Renew aggressively, refresh ruthlessly
The firms that get the most out of directories treat each submission cycle as a fresh start, not a copy-paste of last year’s entry. I rewrite at least 60% of any submission I work on each year, even if the underlying facts have not changed much, because researchers read these documents in volume and pattern-match against recency cues. A submission that reads like it was written yesterday gets more attention than one that reads like it was written in 2023 with the dates updated.
The corollary is to be ruthless about pruning. I review every directory listing the firm pays for once a quarter, and any listing that has not produced a tracked enquiry in two consecutive quarters goes on the chopping block unless there is a specific reason to keep it (such as supporting a planned practice area launch or a known referrer who uses that directory).
Did you know?
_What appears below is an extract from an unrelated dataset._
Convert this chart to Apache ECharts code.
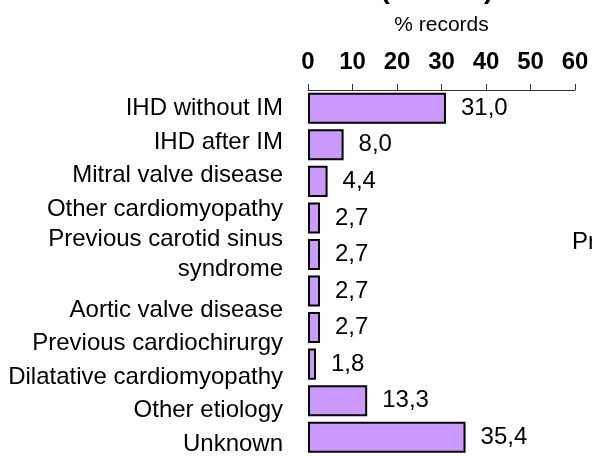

The Legal 500 UK 2026 guide, published 1st October 2025, contains 10,164 total firm rankings and 13,415 individual rankings across 14 regions and over 450 regional practice areas. The sheer volume means that being unranked in a category where competitors are ranked is now an active negative signal, not a neutral one.
If you are sitting on a 2026 directory plan that has not been pressure-tested against actual instruction data, the next thing to do is not to add another listing. It is to open your case management system, pull twelve months of new matter sources, and find out which directories are quietly carrying the firm and which are quietly costing it money. The answers will not be the ones you expect, and they will pay for themselves the day you look at them.